From the first line of the listing below to the line with "two_theta_step = 0.1", print each line exactly, and nothing more. Leave out the pictures.

------------------------------------------------------------

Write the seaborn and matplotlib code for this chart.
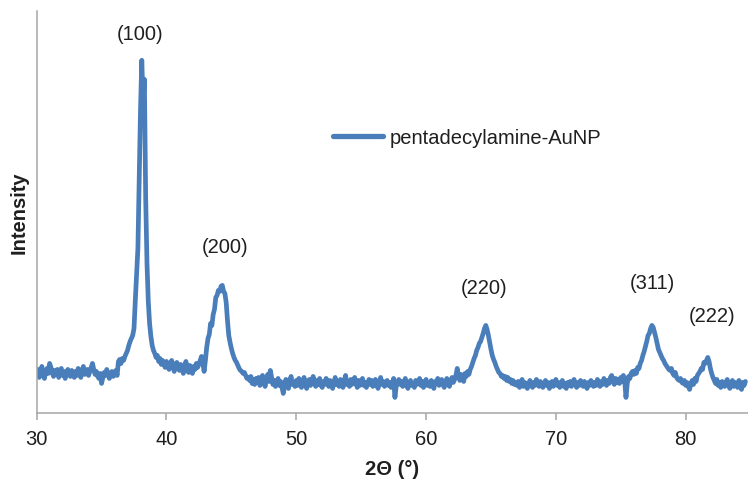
import numpy as np
import pandas as pd
import matplotlib
matplotlib.use("Agg")
import matplotlib.pyplot as plt
import seaborn as sns

# XRD pattern of pentadecylamine-capped gold nanoparticles
# 2θ sampled every 0.1° starting at 30.0°
two_theta_start = 30.0
two_theta_step = 0.1

intensity = [
    # 30.0 - 36.9
    38, 44, 36, 41, 47, 39, 35, 42, 45, 40,
    50, 46, 41, 37, 43, 39, 44, 36, 40, 45,
    38, 42, 35, 40, 44, 39, 37, 43, 41, 36,
    42, 38, 45, 40, 36, 43, 47, 39, 41, 44,
    38, 42, 46, 50, 44, 39, 42, 37, 35, 40,
    30, 36, 41, 38, 44, 40, 35, 39, 42, 37,
    40, 43, 38, 52, 54, 50, 55, 53, 57, 60,
    # 37.0 - 38.9  (100)
    63, 68, 72, 75, 78, 85, 113, 138, 165, 233,
    303, 353, 312, 334, 215, 150, 112, 90, 77, 68,
    # 39.0 - 42.9
    63, 60, 56, 58, 52, 55, 49, 53, 50, 46,
    52, 48, 44, 50, 53, 47, 42, 49, 51, 45,
    43, 49, 46, 40, 47, 52, 44, 41, 48, 45,
    40, 47, 44, 50, 46, 49, 53, 57, 51, 42,
    # 43.0 - 46.9  (200)
    53, 66, 75, 79, 90, 88, 99, 104, 116, 118,
    123, 122, 127, 128, 122, 120, 111, 93, 78, 71,
    65, 60, 56, 53, 51, 48, 45, 43, 42, 40,
    41, 38, 35, 36, 33, 37, 30, 34, 29, 35,
    # 47.0 - 62.9
    31, 36, 28, 33, 38, 30, 27, 34, 39, 32,
    43, 36, 29, 33, 27, 31, 35, 28, 32, 26,
    20, 29, 34, 30, 25, 33, 37, 29, 31, 27,
    33, 28, 35, 30, 26, 32, 36, 29, 25, 31,
    34, 28, 31, 37, 30, 27, 33, 29, 35, 28,
    26, 32, 29, 35, 31, 27, 33, 30, 25, 31,
    36, 29, 32, 27, 34, 30, 26, 33, 38, 29,
    31, 27, 34, 29, 32, 36, 30, 26, 33, 28,
    32, 35, 28, 31, 26, 30, 34, 29, 33, 27,
    30, 34, 28, 25, 31, 36, 29, 32, 27, 30,
    33, 28, 31, 26, 29, 35, 16, 27, 31, 34,
    29, 32, 27, 30, 35, 28, 25, 31, 33, 28,
    30, 26, 33, 29, 31, 35, 28, 32, 26, 30,
    34, 28, 31, 27, 33, 29, 25, 32, 30, 35,
    28, 31, 34, 29, 26, 32, 35, 30, 27, 33,
    36, 31, 34, 38, 45, 37, 33, 39, 35, 32,
    # 63.0 - 65.9  (220)
    40, 37, 42, 39, 44, 47, 51, 55, 58, 63,
    66, 70, 72, 76, 80, 85, 88, 84, 78, 71,
    64, 58, 54, 51, 47, 44, 41, 40, 37, 38,
    # 66.0 - 75.9
    35, 37, 33, 36, 32, 34, 30, 33, 29, 31,
    28, 32, 26, 30, 34, 27, 31, 29, 25, 30,
    33, 29, 26, 31, 28, 34, 30, 27, 32, 29,
    26, 30, 33, 28, 31, 25, 29, 32, 27, 30,
    34, 28, 31, 26, 29, 33, 27, 30, 25, 31,
    28, 32, 27, 30, 34, 29, 26, 31, 28, 33,
    30, 27, 32, 29, 25, 31, 28, 33, 30, 27,
    31, 28, 34, 30, 27, 32, 29, 35, 31, 28,
    33, 30, 36, 38, 32, 29, 35, 31, 34, 30,
    36, 32, 38, 33, 16, 30, 37, 35, 40, 42,
    # 76.0 - 79.9  (311)
    39, 43, 40, 46, 45, 50, 53, 58, 62, 67,
    72, 78, 80, 85, 88, 86, 81, 76, 70, 64,
    61, 58, 55, 53, 50, 48, 46, 44, 43, 45,
    40, 38, 41, 36, 34, 33, 35, 31, 30, 33,
    # 80.0 - 84.6  (222)
    28, 31, 27, 24, 30, 33, 29, 35, 32, 38,
    40, 42, 45, 44, 51, 50, 53, 56, 52, 45,
    40, 36, 33, 30, 34, 28, 31, 26, 32, 29,
    27, 31, 34, 28, 25, 30, 33, 27, 31, 29,
    26, 33, 29, 24, 31, 28, 32,
]

sample_name = "pentadecylamine-AuNP"
peak_labels = ["(100)", "(200)", "(220)", "(311)", "(222)"]
peak_label_x = [37.95, 44.5, 64.5, 77.4, 82.0]
peak_label_y = [379, 166, 125, 130, 97]

x_ticks = [30, 40, 50, 60, 70, 80]

two_theta = np.round(two_theta_start + two_theta_step * np.arange(len(intensity)), 1)
df = pd.DataFrame({"two_theta": two_theta, "intensity": intensity})

sns.set_style("white")
plt.rcParams["font.family"] = ["Liberation Sans", "DejaVu Sans"]

line_color = "#4A7EBB"
text_color = "#1F1F1F"
axis_color = "#A6A6A6"

fig = plt.figure(figsize=(7.48, 4.87), dpi=100)
ax = fig.add_axes([0.049, 0.151, 0.951, 0.826])

sns.lineplot(data=df, x="two_theta", y="intensity", ax=ax, color=line_color,
             linewidth=3.4, estimator=None, sort=False, label=sample_name)
for ln in ax.get_lines():
    ln.set_solid_joinstyle("round")
    ln.set_solid_capstyle("round")

ax.set_xlim(30, 84.8)
ax.set_ylim(0, 402)
ax.set_xticks(x_ticks)
ax.set_yticks([])

for side in ["top", "right"]:
    ax.spines[side].set_visible(False)
for side in ["left", "bottom"]:
    ax.spines[side].set_color(axis_color)
    ax.spines[side].set_linewidth(1.1)

ax.tick_params(axis="x", direction="out", length=5, width=1.1, color=axis_color,
               labelsize=14.5, labelcolor=text_color, pad=7, bottom=True)

ax.set_xlabel("2Θ (°)", fontsize=14.5, fontweight="bold", color=text_color, labelpad=8)
ax.set_ylabel("Intensity", fontsize=14.5, fontweight="bold", color=text_color)
ax.yaxis.label.set_va("center")
ax.yaxis.set_label_coords(-0.0249, 0.5)

for lab, lx, ly in zip(peak_labels, peak_label_x, peak_label_y):
    ax.text(lx, ly, lab, ha="center", va="center", fontsize=14.5, color=text_color)

leg = ax.legend(loc="center left", bbox_to_anchor=(333 / 748, 1 - 138 / 487),
                bbox_transform=fig.transFigure, frameon=False, fontsize=14.5,
                handlelength=2.5, handletextpad=0.33, borderpad=0, borderaxespad=0)
for t in leg.get_texts():
    t.set_color(text_color)
for h in leg.get_lines():
    h.set_linewidth(3.8)

fig.savefig("out.png", dpi=100)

------------------------------------------------------------

- [SOLUTION FOR THIS PROBLEM]
Write the seaborn and matplotlib code for this chart.
import numpy as np
import pandas as pd
import matplotlib
matplotlib.use("Agg")
import matplotlib.pyplot as plt
import seaborn as sns

# XRD pattern of pentadecylamine-capped gold nanoparticles
# 2θ sampled every 0.1° starting at 30.0°
two_theta_start = 30.0
two_theta_step = 0.1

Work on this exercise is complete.